How will you convert:
(i) Benzene into aniline
(ii) Benzene into N,N-dimethylaniline
(iii) Cl-(CH2)4-Cl into Hexane -1,6- diamine
Which of the following species are involved in the carbylamine test?
(a) R-NC (b) CHCl3 (c) COCl2 (d) NaN02 + HCl
Write reactions of the final alkylation product of aniline with excess of methyl iodide in the presence of sodium carbonate solution.

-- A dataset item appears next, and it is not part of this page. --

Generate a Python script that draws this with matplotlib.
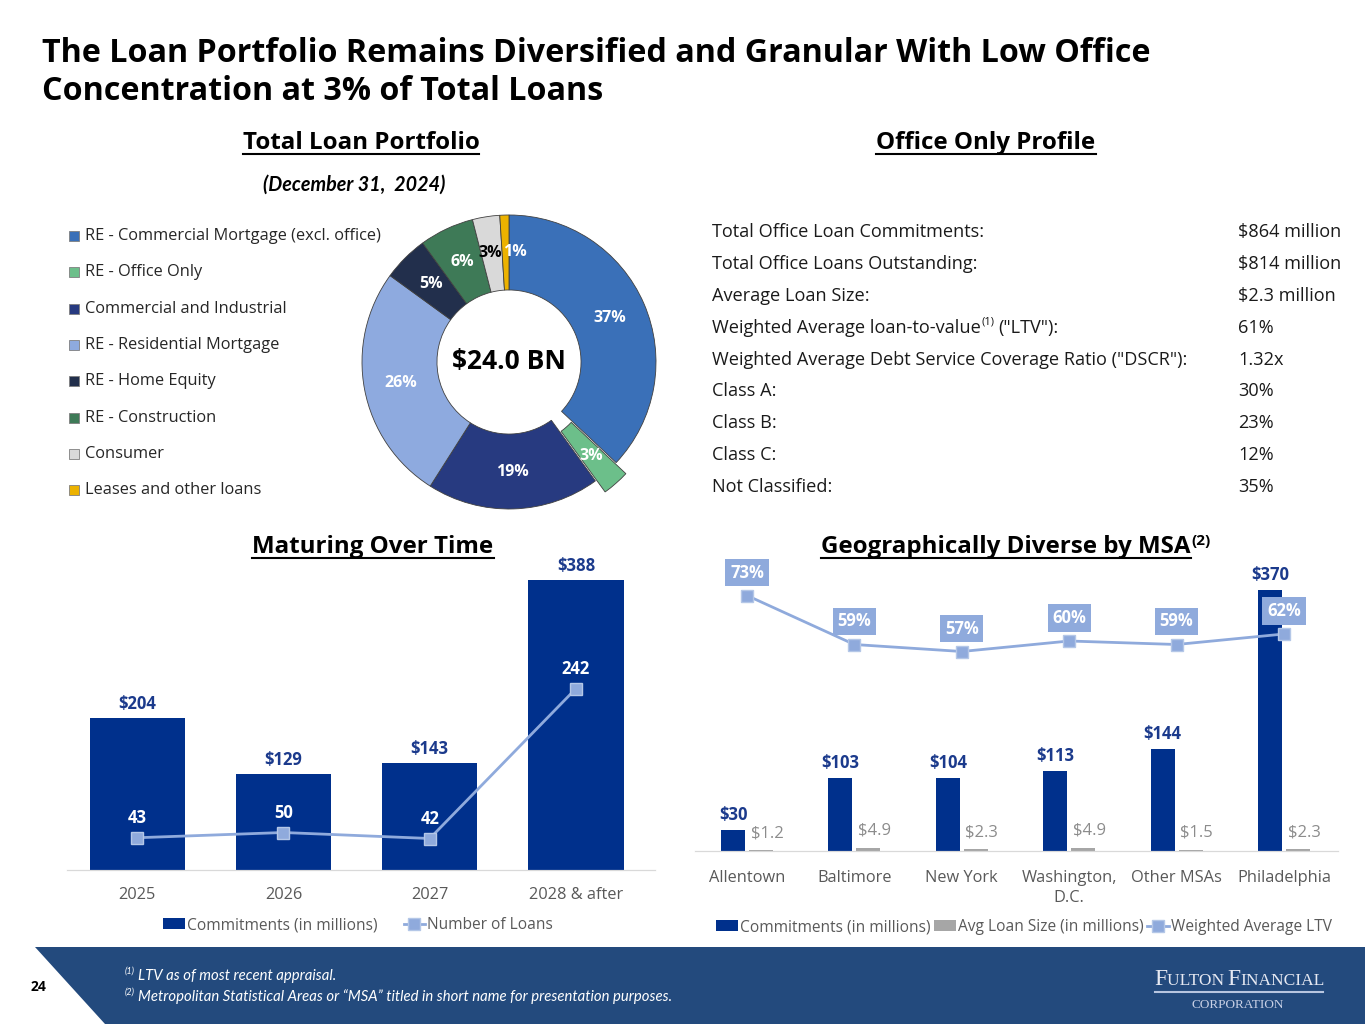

A solution contains 1 g mol each of p-toluene diazonium chloride and p-nitrophenyl diazonium chloride. To this 1 g mol of alkaline solution of phenol is added. Predict the major product. Explain your answer.
Convert:
(i) 3-Methylanilineinto3-nitrotoluene
(ii) Aniline into 1,3,5- Tribromo benzene
The reagents that can be used to convert benzene diazonium chloride to benzene are
(a) SnCl2/HCl (b) CH3CH2OH
(c) H3PO2 (d) LiAlH4
A primary amine, RNH2 can be reacted with CH3-X to get secondary amine, R NHCH3 but the only disadvantage is that 3 ° amine and quaternary ammonium salts are also obtained as side products. Can you suggest a method where RNH2 forms only 2 ° amine?
Assertion (A): N-Ethylbenzene sulphonamide is soluble in alkali.
Reason (R): Hydrogen attached to nitrogen in sulphonamide is strongly acidic.
Assertion (A): Aromatic 1 ° amines can be prepared by Gabriel phthalimide synthesis.
Reason (R): Aryl halides undergo nucleophilic substitution with anion formed by phthalimide.
Assertion (A): Acetanilide is less basic than aniline.
Reason (R): Acetylation of aniline results in decrease of electron density on nitrogen.